“If your brother sins against you, go and tell him his fault, between you and him alone. If he listens to you, you have gained your brother.” Matthew [18:15]
Conflict is inevitable as humans live with each other; it’s how we deal with conflict that so often defines us. Conflict can make us run, gossip, fight, or weep. In the case of Andrew Jackson, the Seventh President of the United States, it caused him to fight in what historians estimate was a hundred (pistol) duels!
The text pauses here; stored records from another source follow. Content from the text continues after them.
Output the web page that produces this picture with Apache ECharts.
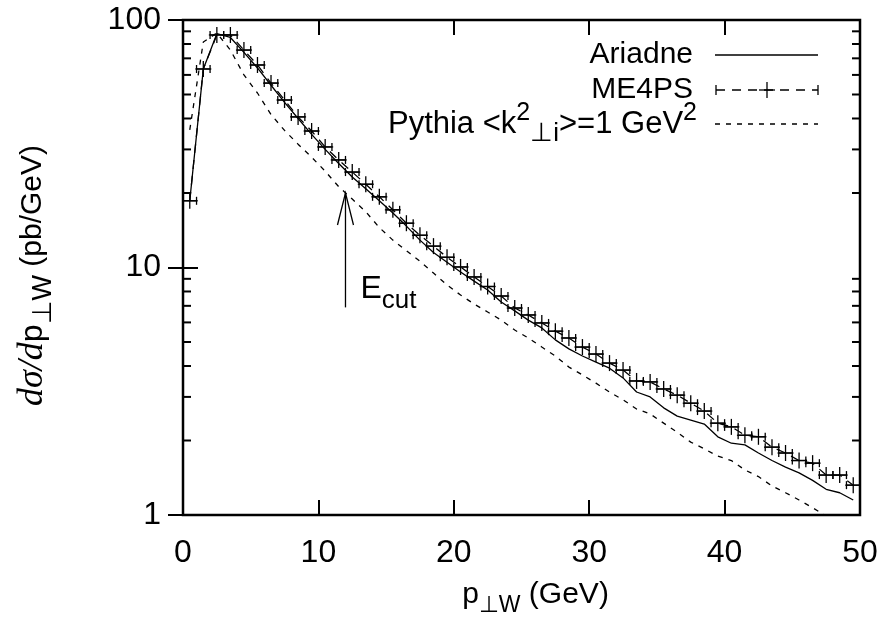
<!DOCTYPE html>
<html><head><meta charset="utf-8">
<script src="https://cdn.jsdelivr.net/npm/echarts@6/dist/echarts.min.js"></script>
<style>html,body{margin:0;padding:0;background:#fff}#c{width:886px;height:626px}</style>
</head><body><div id="c"></div>
<script>
// bin centres (GeV)
const pT = [0.5,1.5,2.5,3.5,4.5,5.5,6.5,7.5,8.5,9.5,10.5,11.5,12.5,13.5,14.5,15.5,16.5,17.5,18.5,19.5,
            20.5,21.5,22.5,23.5,24.5,25.5,26.5,27.5,28.5,29.5,30.5,31.5,32.5,33.5,34.5,35.5,36.5,37.5,38.5,39.5,
            40.5,41.5,42.5,43.5,44.5,45.5,46.5,47.5,48.5,49.5];
const ariadne = [18.6,63.4,88,85,74,64,54.5,46.5,40,34.5,30,26.3,23.2,20.8,18.6,16.6,14.7,12.9,11.5,10.5,
                 9.59,8.81,8.11,7.26,6.68,6.13,5.70,5.10,4.69,4.39,4.15,3.92,3.58,3.14,3.00,2.71,2.51,2.42,2.33,2.07,
                 1.95,1.92,1.78,1.66,1.56,1.48,1.38,1.27,1.23,1.15];
const me4ps = [18.6,63.4,87,87,75.6,65.8,55.6,47.5,40.6,35.6,30.7,27.2,24.3,21.7,19.3,17.1,15.1,13.5,12.2,11.0,
               10.05,9.16,8.38,7.67,6.86,6.43,5.97,5.53,5.19,4.77,4.47,4.11,3.85,3.48,3.45,3.23,3.05,2.83,2.63,2.35,
               2.27,2.10,2.07,1.88,1.78,1.66,1.62,1.45,1.45,1.32];
const pythia = [36,81.5,88.6,75.6,60,50.7,41.5,35.8,31.5,27.9,24.5,21.2,18.9,16.8,14.5,12.9,11.7,10.6,9.5,8.5,
                7.74,7.12,6.61,6.13,5.59,5.19,4.77,4.39,3.96,3.68,3.41,3.14,2.92,2.68,2.56,2.35,2.16,1.97,1.85,1.73,
                1.66,1.52,1.43,1.31,1.23,1.15,1.07,0.99,0.93,0.87];
const binHalfWidth = 0.5;
const yMinorTicks = [2,3,4,5,6,7,8,9,20,30,40,50,60,70,80,90];
const ecutArrow = [[12, 20, 6.9]]; // x, tip value, tail value

const FONT = '"Liberation Sans", Arial, Helvetica, sans-serif';
const SERIF = '"Liberation Serif", "Times New Roman", serif';
const BLACK = '#000';
const pairs = arr => pT.map((x, i) => [x, arr[i]]);

const chart = echarts.init(document.getElementById('c'));

const xRich = {
  n: {fontSize: 30, fontFamily: FONT, color: BLACK, lineHeight: 44},
  s: {fontSize: 23, fontFamily: FONT, color: BLACK, lineHeight: 18, verticalAlign: 'bottom'}
};
const yRich = {
  i: {fontSize: 36, fontFamily: SERIF, fontStyle: 'italic', color: BLACK, lineHeight: 48},
  p: {fontSize: 32, fontFamily: FONT, color: BLACK, lineHeight: 48},
  n: {fontSize: 30, fontFamily: FONT, color: BLACK, lineHeight: 48},
  s: {fontSize: 27, fontFamily: FONT, color: BLACK, lineHeight: 22, verticalAlign: 'bottom'}
};

const tickStyle = {inside: true, length: 15, lineStyle: {color: BLACK, width: 2}};

chart.setOption({
  animation: false,
  backgroundColor: '#fff',
  grid: {left: 183, right: 26, top: 20, bottom: 111, show: true, borderColor: BLACK, borderWidth: 2.5, containLabel: false},
  xAxis: [
    {type: 'value', min: 0, max: 50, interval: 10, position: 'bottom',
     axisLine: {show: false}, axisTick: tickStyle, splitLine: {show: false},
     axisLabel: {fontSize: 32, fontFamily: FONT, color: BLACK, margin: 22},
     name: '{n|p}{s|⊥W}{n| (GeV)}', nameLocation: 'middle', nameGap: 58,
     nameTextStyle: {rich: xRich, padding: [0, 0, 0, 28]}},
    {type: 'value', min: 0, max: 50, interval: 10, position: 'top',
     axisLine: {show: false}, axisTick: tickStyle, splitLine: {show: false}, axisLabel: {show: false}}
  ],
  yAxis: [
    {type: 'log', logBase: 10, min: 1, max: 100, position: 'left',
     axisLine: {show: false}, axisTick: tickStyle, splitLine: {show: false}, minorTick: {show: false},
     axisLabel: {fontSize: 32, fontFamily: FONT, color: BLACK, margin: 22},
     name: '{i|dσ/d}{p|p}{s|⊥W}{n| (pb/GeV)}', nameLocation: 'middle', nameRotate: 90, nameGap: 126,
     nameTextStyle: {rich: yRich, padding: [0, 16, 0, 0]}},
    {type: 'log', logBase: 10, min: 1, max: 100, position: 'right',
     axisLine: {show: false}, axisTick: tickStyle, splitLine: {show: false}, axisLabel: {show: false}}
  ],
  series: [
    {name: 'Ariadne', type: 'line', data: pairs(ariadne), symbol: 'none', clip: true,
     lineStyle: {color: BLACK, width: 1.3}, z: 2},
    {name: 'ME4PS', type: 'line', data: pairs(me4ps), symbol: 'none', clip: true,
     lineStyle: {color: BLACK, width: 1.3, type: [9, 7]}, z: 2},
    {name: 'ME4PS bars', type: 'custom', data: pairs(me4ps), clip: true, z: 3,
     renderItem: (params, api) => {
       const x = api.value(0), y = api.value(1);
       const c = api.coord([x, y]);
       const l = api.coord([x - binHalfWidth, y]);
       const r = api.coord([x + binHalfWidth, y]);
       const st = {stroke: BLACK, lineWidth: 1.3};
       return {type: 'group', children: [
         {type: 'line', shape: {x1: l[0], y1: c[1], x2: r[0], y2: c[1]}, style: st},
         {type: 'line', shape: {x1: l[0], y1: c[1] - 4, x2: l[0], y2: c[1] + 4}, style: st},
         {type: 'line', shape: {x1: r[0], y1: c[1] - 4, x2: r[0], y2: c[1] + 4}, style: st},
         {type: 'line', shape: {x1: c[0], y1: c[1] - 8, x2: c[0], y2: c[1] + 8}, style: st},
         {type: 'line', shape: {x1: c[0] - 8, y1: c[1], x2: c[0] + 8, y2: c[1]}, style: st}
       ]};
     }},
    {name: 'Pythia', type: 'line', data: pairs(pythia), symbol: 'none', clip: true,
     lineStyle: {color: BLACK, width: 1.3, type: [5, 6]}, z: 2},
    {name: 'minor ticks', type: 'custom', data: yMinorTicks.map(v => [0, v]), silent: true, z: 4,
     renderItem: (params, api) => {
       const v = api.value(1);
       const a = api.coord([0, v]), b = api.coord([50, v]);
       const st = {stroke: BLACK, lineWidth: 2};
       return {type: 'group', children: [
         {type: 'line', shape: {x1: a[0], y1: a[1], x2: a[0] + 8, y2: a[1]}, style: st},
         {type: 'line', shape: {x1: b[0] - 8, y1: b[1], x2: b[0], y2: b[1]}, style: st}
       ]};
     }},
    {name: 'Ecut', type: 'custom', data: ecutArrow, silent: true, z: 5,
     renderItem: (params, api) => {
       const x = api.value(0);
       const tip = api.coord([x, api.value(1)]);
       const tail = api.coord([x, api.value(2)]);
       const st = {stroke: BLACK, lineWidth: 1.3};
       return {type: 'group', children: [
         {type: 'line', shape: {x1: tail[0], y1: tail[1], x2: tip[0], y2: tip[1]}, style: st},
         {type: 'polyline', shape: {points: [[tip[0] - 8, tip[1] + 32], [tip[0], tip[1]], [tip[0] + 8, tip[1] + 32]]}, style: {stroke: BLACK, lineWidth: 1.3, fill: null}},
         {type: 'text', x: tail[0] + 15, y: tail[1] - 18, style: {
           text: '{e|E}{s|cut}', verticalAlign: 'middle', align: 'left',
           rich: {e: {fontSize: 32, fontFamily: FONT, color: BLACK, lineHeight: 48},
                  s: {fontSize: 26, fontFamily: FONT, color: BLACK, lineHeight: 20, verticalAlign: 'bottom'}}}}
       ]};
     }}
  ],
  graphic: [
    {type: 'text', x: 693, y: 55, style: {text: 'Ariadne', font: '30px ' + FONT, fill: BLACK, align: 'right', verticalAlign: 'middle'}},
    {type: 'line', shape: {x1: 715, y1: 55, x2: 818, y2: 55}, style: {stroke: BLACK, lineWidth: 1.3}},
    {type: 'text', x: 693, y: 90, style: {text: 'ME4PS', font: '30px ' + FONT, fill: BLACK, align: 'right', verticalAlign: 'middle'}},
    {type: 'line', shape: {x1: 716, y1: 90, x2: 818, y2: 90}, style: {stroke: BLACK, lineWidth: 1.3, lineDash: [9, 7]}},
    {type: 'line', shape: {x1: 716, y1: 85, x2: 716, y2: 95}, style: {stroke: BLACK, lineWidth: 1.3}},
    {type: 'line', shape: {x1: 818, y1: 85, x2: 818, y2: 95}, style: {stroke: BLACK, lineWidth: 1.3}},
    {type: 'line', shape: {x1: 767, y1: 82, x2: 767, y2: 98}, style: {stroke: BLACK, lineWidth: 1.3}},
    {type: 'line', shape: {x1: 759, y1: 90, x2: 775, y2: 90}, style: {stroke: BLACK, lineWidth: 1.3}},
    {type: 'text', x: 697, y: 124, style: {
      text: '{n|Pythia <k}{u|2}{s|⊥i}{n|>=1 GeV}{u|2}', align: 'right', verticalAlign: 'middle',
      rich: {n: {fontSize: 31, fontFamily: FONT, color: BLACK, lineHeight: 46},
             u: {fontSize: 25, fontFamily: FONT, color: BLACK, lineHeight: 20, verticalAlign: 'top'},
             s: {fontSize: 26, fontFamily: FONT, color: BLACK, lineHeight: 20, verticalAlign: 'bottom'}}}},
    {type: 'line', shape: {x1: 715, y1: 124, x2: 818, y2: 124}, style: {stroke: BLACK, lineWidth: 1.3, lineDash: [5, 6]}}
  ]
});
</script></body></html>
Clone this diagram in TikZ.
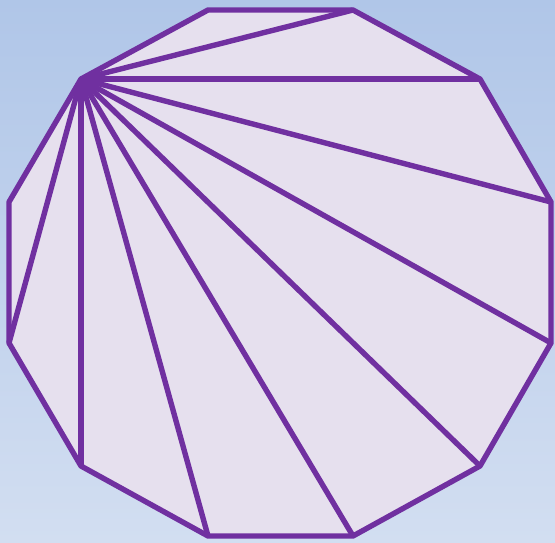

There are many possible responses to conflict, but which response is appropriate when conflict arises between believers in Christ? Jesus lays out a clear path in Matthew 18. When a brother or sister sins against you, you confront them personally. This is wise advice, but what Jesus says next in Matthew [18:15] points to the beautiful uniqueness of sacred fellowship that only believers experience. The goal of confrontation is not to prove oneself better, air grievances, or preserve honor—the goal of confrontation is to gain a brother.
In Christ, there is always hope of restoration. There is always hope of forgiveness, because Jesus forgave our debts and His love empowers us to forgive others. So often, sacred fellowship is broken because we don’t approach conflict with the goal of restoration. Through the remainder of this series in Philemon, seek God to lead you to biblical restoration in your broken relationships.
God, thank you for forgiving me. Guide and empower me to express the same grace to those who’ve wronged me. Reveal to me where I have wronged others, and humble me to ask for their forgiveness. Please bring restoration to my broken relationships. Thank you, God, for the persistent hope of restoration in sacred fellowship.